-- Start Stored records --

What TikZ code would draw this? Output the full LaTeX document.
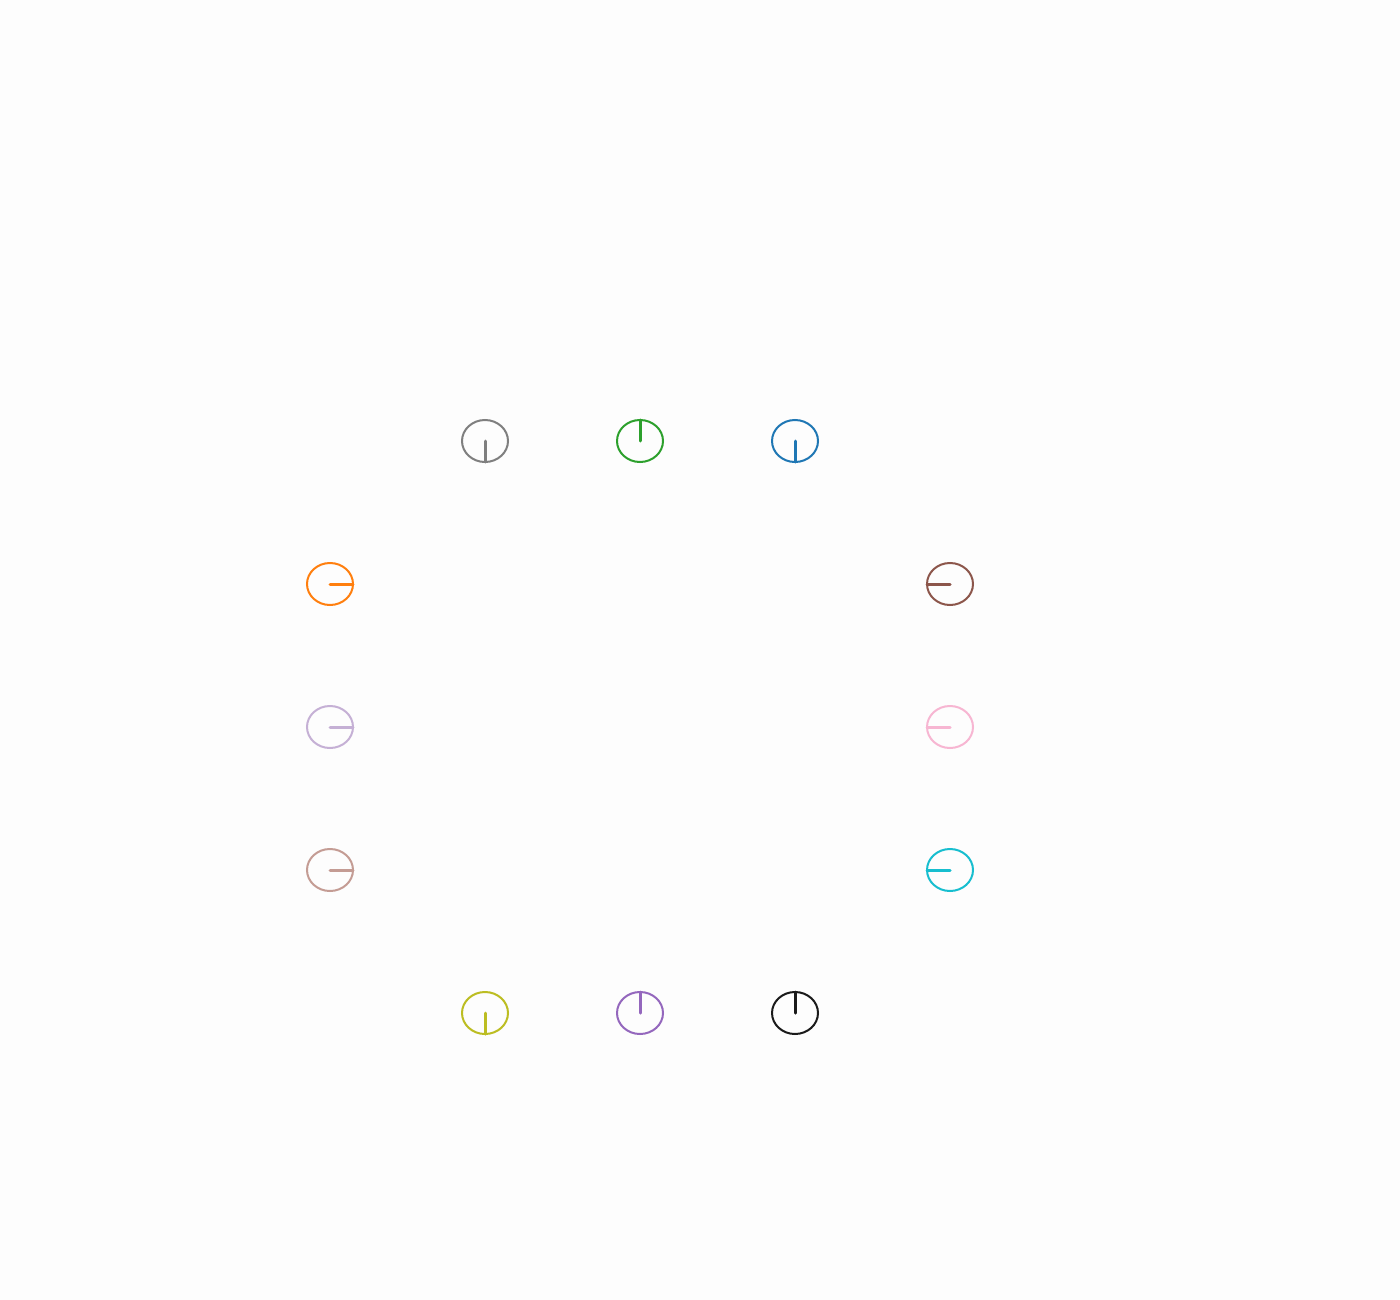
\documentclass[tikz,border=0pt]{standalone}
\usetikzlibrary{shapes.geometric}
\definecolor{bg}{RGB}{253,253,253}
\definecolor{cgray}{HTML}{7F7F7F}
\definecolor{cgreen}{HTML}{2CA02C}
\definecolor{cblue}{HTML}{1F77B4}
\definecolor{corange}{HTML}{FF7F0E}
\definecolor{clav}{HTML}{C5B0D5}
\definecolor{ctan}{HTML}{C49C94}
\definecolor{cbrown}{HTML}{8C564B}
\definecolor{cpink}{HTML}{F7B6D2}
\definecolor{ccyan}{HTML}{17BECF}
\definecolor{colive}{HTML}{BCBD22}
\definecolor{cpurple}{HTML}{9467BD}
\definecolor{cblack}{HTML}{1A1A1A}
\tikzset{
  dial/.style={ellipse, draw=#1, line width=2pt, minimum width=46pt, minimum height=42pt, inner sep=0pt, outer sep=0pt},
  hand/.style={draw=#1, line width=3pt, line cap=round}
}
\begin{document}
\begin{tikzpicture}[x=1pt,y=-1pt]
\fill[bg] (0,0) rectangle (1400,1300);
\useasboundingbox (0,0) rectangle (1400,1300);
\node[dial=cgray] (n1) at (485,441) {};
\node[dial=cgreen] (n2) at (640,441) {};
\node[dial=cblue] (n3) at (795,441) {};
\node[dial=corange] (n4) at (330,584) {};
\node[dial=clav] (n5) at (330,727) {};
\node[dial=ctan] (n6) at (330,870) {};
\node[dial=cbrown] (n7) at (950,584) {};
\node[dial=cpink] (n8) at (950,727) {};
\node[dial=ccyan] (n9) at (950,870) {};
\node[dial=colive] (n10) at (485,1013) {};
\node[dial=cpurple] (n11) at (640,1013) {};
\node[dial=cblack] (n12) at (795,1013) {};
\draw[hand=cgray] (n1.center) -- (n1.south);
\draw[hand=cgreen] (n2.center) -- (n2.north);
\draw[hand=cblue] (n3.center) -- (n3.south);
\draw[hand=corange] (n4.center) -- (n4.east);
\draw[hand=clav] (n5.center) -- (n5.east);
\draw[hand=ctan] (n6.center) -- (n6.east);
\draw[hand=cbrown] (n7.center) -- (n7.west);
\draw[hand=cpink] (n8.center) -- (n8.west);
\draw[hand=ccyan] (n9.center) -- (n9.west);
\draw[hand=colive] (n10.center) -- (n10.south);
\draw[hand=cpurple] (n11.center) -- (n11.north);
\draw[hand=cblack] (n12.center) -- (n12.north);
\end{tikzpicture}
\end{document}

-- End Stored records --
-- Start Stored records --

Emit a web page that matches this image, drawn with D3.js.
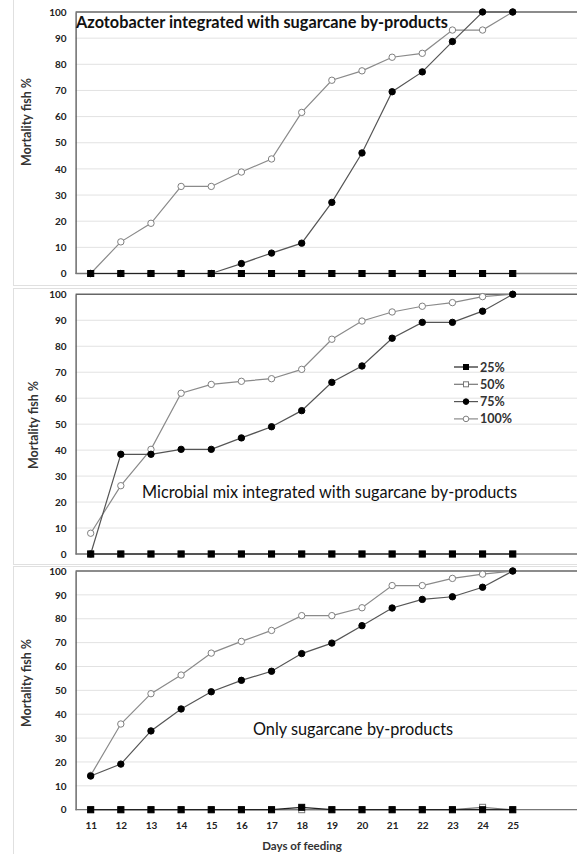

-- End Stored records --
-- Start Stored records --

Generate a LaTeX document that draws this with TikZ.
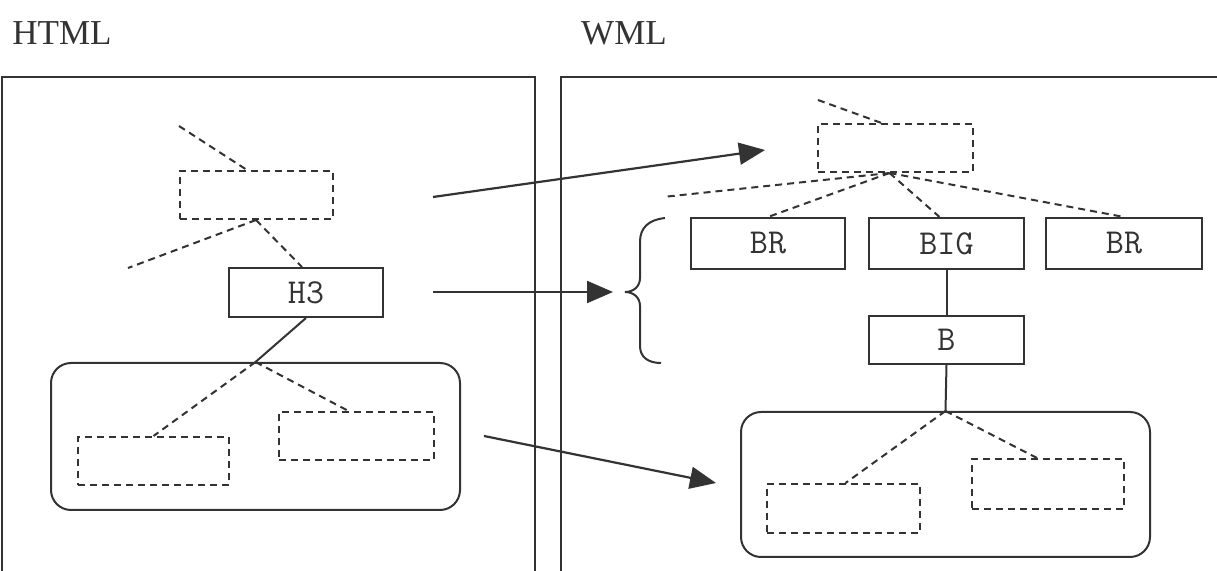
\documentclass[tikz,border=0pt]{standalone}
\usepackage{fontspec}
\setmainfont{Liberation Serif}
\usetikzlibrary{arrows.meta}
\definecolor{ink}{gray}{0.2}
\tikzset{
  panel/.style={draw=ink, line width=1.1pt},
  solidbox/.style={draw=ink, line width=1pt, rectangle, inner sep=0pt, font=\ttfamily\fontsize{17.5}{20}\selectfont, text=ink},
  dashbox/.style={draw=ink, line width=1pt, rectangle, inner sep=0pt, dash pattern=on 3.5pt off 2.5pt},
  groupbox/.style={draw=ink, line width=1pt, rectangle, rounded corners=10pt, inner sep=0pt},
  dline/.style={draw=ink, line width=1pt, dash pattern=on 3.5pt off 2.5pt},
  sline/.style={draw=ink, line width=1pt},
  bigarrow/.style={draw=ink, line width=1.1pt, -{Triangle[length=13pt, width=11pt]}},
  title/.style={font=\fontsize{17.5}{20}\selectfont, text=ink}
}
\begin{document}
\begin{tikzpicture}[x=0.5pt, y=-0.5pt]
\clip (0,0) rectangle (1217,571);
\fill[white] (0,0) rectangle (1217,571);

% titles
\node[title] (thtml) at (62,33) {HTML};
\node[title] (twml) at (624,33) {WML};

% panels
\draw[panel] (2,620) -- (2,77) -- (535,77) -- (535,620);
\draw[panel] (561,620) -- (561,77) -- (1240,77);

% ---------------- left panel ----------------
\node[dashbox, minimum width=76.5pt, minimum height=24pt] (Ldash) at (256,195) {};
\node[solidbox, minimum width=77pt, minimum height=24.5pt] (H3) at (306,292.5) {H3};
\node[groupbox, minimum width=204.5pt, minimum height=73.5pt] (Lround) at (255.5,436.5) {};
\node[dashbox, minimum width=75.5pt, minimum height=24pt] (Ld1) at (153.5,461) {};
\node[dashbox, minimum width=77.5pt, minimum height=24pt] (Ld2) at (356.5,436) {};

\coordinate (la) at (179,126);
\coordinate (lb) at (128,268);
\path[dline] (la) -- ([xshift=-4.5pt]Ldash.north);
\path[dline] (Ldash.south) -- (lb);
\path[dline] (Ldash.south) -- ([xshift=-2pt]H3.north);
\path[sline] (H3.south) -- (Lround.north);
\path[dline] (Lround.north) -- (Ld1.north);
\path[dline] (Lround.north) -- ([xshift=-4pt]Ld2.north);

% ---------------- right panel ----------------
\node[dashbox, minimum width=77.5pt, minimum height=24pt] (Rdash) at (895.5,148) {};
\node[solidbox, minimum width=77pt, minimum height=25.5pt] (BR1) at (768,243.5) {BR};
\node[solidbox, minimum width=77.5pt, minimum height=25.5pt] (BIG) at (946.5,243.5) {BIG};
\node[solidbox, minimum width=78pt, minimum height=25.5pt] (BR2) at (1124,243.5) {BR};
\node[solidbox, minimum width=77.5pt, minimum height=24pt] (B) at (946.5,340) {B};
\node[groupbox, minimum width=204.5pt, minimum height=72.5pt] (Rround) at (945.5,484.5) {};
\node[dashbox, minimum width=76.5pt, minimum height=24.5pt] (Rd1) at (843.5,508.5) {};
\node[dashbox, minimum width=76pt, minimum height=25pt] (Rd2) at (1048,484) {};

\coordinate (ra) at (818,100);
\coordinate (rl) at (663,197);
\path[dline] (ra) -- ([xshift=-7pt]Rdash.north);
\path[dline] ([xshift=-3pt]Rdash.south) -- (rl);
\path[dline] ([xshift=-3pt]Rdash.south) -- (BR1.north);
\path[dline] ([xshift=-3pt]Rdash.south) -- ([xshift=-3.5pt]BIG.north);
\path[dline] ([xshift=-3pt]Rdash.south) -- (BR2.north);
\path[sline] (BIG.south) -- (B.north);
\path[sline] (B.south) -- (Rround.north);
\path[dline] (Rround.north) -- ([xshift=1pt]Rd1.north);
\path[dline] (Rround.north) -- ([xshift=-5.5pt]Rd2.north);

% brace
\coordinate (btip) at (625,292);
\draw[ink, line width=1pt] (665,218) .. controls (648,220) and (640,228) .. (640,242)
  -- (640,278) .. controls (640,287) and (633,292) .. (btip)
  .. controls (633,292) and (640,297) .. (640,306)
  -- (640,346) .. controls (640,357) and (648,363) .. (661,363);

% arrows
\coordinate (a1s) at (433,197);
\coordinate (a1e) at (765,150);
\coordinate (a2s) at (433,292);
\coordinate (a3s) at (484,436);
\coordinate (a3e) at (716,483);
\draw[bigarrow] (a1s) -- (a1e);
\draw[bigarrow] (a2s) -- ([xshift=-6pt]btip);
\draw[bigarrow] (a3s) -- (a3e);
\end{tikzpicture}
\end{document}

-- End Stored records --

▶ _Directive_
Your first line is the one with "Generate a LaTeX", and your last is the one with "minimum height=24pt] (Ld2)". Copy those and every line between them exactly, without any pictures.

▶ _Exercise solution_
Generate a LaTeX document that draws this with TikZ.
\documentclass[tikz,border=0pt]{standalone}
\usepackage{fontspec}
\setmainfont{Liberation Serif}
\usetikzlibrary{arrows.meta}
\definecolor{ink}{gray}{0.2}
\tikzset{
  panel/.style={draw=ink, line width=1.1pt},
  solidbox/.style={draw=ink, line width=1pt, rectangle, inner sep=0pt, font=\ttfamily\fontsize{17.5}{20}\selectfont, text=ink},
  dashbox/.style={draw=ink, line width=1pt, rectangle, inner sep=0pt, dash pattern=on 3.5pt off 2.5pt},
  groupbox/.style={draw=ink, line width=1pt, rectangle, rounded corners=10pt, inner sep=0pt},
  dline/.style={draw=ink, line width=1pt, dash pattern=on 3.5pt off 2.5pt},
  sline/.style={draw=ink, line width=1pt},
  bigarrow/.style={draw=ink, line width=1.1pt, -{Triangle[length=13pt, width=11pt]}},
  title/.style={font=\fontsize{17.5}{20}\selectfont, text=ink}
}
\begin{document}
\begin{tikzpicture}[x=0.5pt, y=-0.5pt]
\clip (0,0) rectangle (1217,571);
\fill[white] (0,0) rectangle (1217,571);

% titles
\node[title] (thtml) at (62,33) {HTML};
\node[title] (twml) at (624,33) {WML};

% panels
\draw[panel] (2,620) -- (2,77) -- (535,77) -- (535,620);
\draw[panel] (561,620) -- (561,77) -- (1240,77);

% ---------------- left panel ----------------
\node[dashbox, minimum width=76.5pt, minimum height=24pt] (Ldash) at (256,195) {};
\node[solidbox, minimum width=77pt, minimum height=24.5pt] (H3) at (306,292.5) {H3};
\node[groupbox, minimum width=204.5pt, minimum height=73.5pt] (Lround) at (255.5,436.5) {};
\node[dashbox, minimum width=75.5pt, minimum height=24pt] (Ld1) at (153.5,461) {};
\node[dashbox, minimum width=77.5pt, minimum height=24pt] (Ld2) at (356.5,436) {};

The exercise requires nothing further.